**Given request:** Set the listing down again exactly, please, apart from its pictures.

_ _ _ _ _

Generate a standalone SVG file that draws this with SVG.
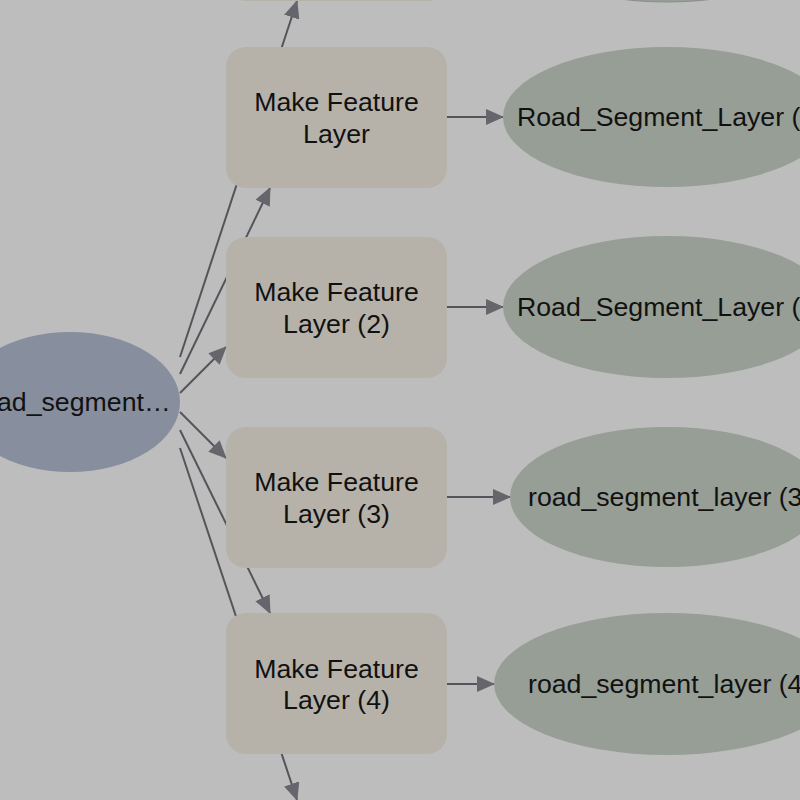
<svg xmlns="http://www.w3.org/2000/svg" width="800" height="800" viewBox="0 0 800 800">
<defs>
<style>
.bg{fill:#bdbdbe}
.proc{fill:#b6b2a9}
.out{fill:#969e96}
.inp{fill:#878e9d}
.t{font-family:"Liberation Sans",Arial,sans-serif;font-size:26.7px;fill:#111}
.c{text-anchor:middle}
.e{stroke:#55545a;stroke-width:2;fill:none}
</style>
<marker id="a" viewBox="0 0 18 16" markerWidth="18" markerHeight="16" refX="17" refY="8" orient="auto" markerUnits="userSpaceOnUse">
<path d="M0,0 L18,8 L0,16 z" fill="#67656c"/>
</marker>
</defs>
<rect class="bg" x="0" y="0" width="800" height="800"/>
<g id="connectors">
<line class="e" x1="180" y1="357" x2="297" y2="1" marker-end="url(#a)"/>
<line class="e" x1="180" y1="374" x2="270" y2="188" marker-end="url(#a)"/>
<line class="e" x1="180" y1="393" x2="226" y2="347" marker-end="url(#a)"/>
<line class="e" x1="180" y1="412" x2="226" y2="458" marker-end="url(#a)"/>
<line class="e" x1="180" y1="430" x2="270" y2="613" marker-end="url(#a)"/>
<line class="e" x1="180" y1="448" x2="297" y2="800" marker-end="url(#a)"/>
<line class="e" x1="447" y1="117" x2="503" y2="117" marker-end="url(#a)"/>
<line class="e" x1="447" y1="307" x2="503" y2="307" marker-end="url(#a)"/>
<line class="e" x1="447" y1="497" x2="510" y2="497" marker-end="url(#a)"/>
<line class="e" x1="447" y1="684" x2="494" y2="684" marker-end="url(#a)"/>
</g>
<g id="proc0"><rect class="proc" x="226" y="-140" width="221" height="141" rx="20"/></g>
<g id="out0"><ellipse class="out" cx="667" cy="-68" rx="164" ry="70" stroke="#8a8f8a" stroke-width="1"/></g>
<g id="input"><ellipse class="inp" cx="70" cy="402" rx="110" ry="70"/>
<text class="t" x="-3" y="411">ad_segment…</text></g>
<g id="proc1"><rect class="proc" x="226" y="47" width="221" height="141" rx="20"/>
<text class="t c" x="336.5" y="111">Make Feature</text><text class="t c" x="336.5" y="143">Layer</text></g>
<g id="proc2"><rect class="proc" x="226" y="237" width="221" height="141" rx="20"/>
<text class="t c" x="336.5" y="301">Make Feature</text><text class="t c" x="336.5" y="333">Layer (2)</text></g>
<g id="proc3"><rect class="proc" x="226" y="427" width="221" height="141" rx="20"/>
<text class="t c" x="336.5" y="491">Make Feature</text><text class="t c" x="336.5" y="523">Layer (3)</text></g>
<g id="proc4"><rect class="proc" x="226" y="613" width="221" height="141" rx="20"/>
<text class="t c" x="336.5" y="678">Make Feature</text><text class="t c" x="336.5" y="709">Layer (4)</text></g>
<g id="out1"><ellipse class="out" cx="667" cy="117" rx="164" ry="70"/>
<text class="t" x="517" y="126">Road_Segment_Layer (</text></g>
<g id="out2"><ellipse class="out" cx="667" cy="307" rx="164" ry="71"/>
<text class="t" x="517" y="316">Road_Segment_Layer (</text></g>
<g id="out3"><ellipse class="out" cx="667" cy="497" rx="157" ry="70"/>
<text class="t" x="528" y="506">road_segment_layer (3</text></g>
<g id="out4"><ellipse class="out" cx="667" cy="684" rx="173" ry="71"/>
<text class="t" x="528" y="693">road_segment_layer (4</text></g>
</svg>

_ _ _ _ _

**Finished answer:**
Generate a standalone SVG file that draws this with SVG.
<svg xmlns="http://www.w3.org/2000/svg" width="800" height="800" viewBox="0 0 800 800">
<defs>
<style>
.bg{fill:#bdbdbe}
.proc{fill:#b6b2a9}
.out{fill:#969e96}
.inp{fill:#878e9d}
.t{font-family:"Liberation Sans",Arial,sans-serif;font-size:26.7px;fill:#111}
.c{text-anchor:middle}
.e{stroke:#55545a;stroke-width:2;fill:none}
</style>
<marker id="a" viewBox="0 0 18 16" markerWidth="18" markerHeight="16" refX="17" refY="8" orient="auto" markerUnits="userSpaceOnUse">
<path d="M0,0 L18,8 L0,16 z" fill="#67656c"/>
</marker>
</defs>
<rect class="bg" x="0" y="0" width="800" height="800"/>
<g id="connectors">
<line class="e" x1="180" y1="357" x2="297" y2="1" marker-end="url(#a)"/>
<line class="e" x1="180" y1="374" x2="270" y2="188" marker-end="url(#a)"/>
<line class="e" x1="180" y1="393" x2="226" y2="347" marker-end="url(#a)"/>
<line class="e" x1="180" y1="412" x2="226" y2="458" marker-end="url(#a)"/>
<line class="e" x1="180" y1="430" x2="270" y2="613" marker-end="url(#a)"/>
<line class="e" x1="180" y1="448" x2="297" y2="800" marker-end="url(#a)"/>
<line class="e" x1="447" y1="117" x2="503" y2="117" marker-end="url(#a)"/>
<line class="e" x1="447" y1="307" x2="503" y2="307" marker-end="url(#a)"/>
<line class="e" x1="447" y1="497" x2="510" y2="497" marker-end="url(#a)"/>
<line class="e" x1="447" y1="684" x2="494" y2="684" marker-end="url(#a)"/>
</g>
<g id="proc0"><rect class="proc" x="226" y="-140" width="221" height="141" rx="20"/></g>
<g id="out0"><ellipse class="out" cx="667" cy="-68" rx="164" ry="70" stroke="#8a8f8a" stroke-width="1"/></g>
<g id="input"><ellipse class="inp" cx="70" cy="402" rx="110" ry="70"/>
<text class="t" x="-3" y="411">ad_segment…</text></g>
<g id="proc1"><rect class="proc" x="226" y="47" width="221" height="141" rx="20"/>
<text class="t c" x="336.5" y="111">Make Feature</text><text class="t c" x="336.5" y="143">Layer</text></g>
<g id="proc2"><rect class="proc" x="226" y="237" width="221" height="141" rx="20"/>
<text class="t c" x="336.5" y="301">Make Feature</text><text class="t c" x="336.5" y="333">Layer (2)</text></g>
<g id="proc3"><rect class="proc" x="226" y="427" width="221" height="141" rx="20"/>
<text class="t c" x="336.5" y="491">Make Feature</text><text class="t c" x="336.5" y="523">Layer (3)</text></g>
<g id="proc4"><rect class="proc" x="226" y="613" width="221" height="141" rx="20"/>
<text class="t c" x="336.5" y="678">Make Feature</text><text class="t c" x="336.5" y="709">Layer (4)</text></g>
<g id="out1"><ellipse class="out" cx="667" cy="117" rx="164" ry="70"/>
<text class="t" x="517" y="126">Road_Segment_Layer (</text></g>
<g id="out2"><ellipse class="out" cx="667" cy="307" rx="164" ry="71"/>
<text class="t" x="517" y="316">Road_Segment_Layer (</text></g>
<g id="out3"><ellipse class="out" cx="667" cy="497" rx="157" ry="70"/>
<text class="t" x="528" y="506">road_segment_layer (3</text></g>
<g id="out4"><ellipse class="out" cx="667" cy="684" rx="173" ry="71"/>
<text class="t" x="528" y="693">road_segment_layer (4</text></g>
</svg>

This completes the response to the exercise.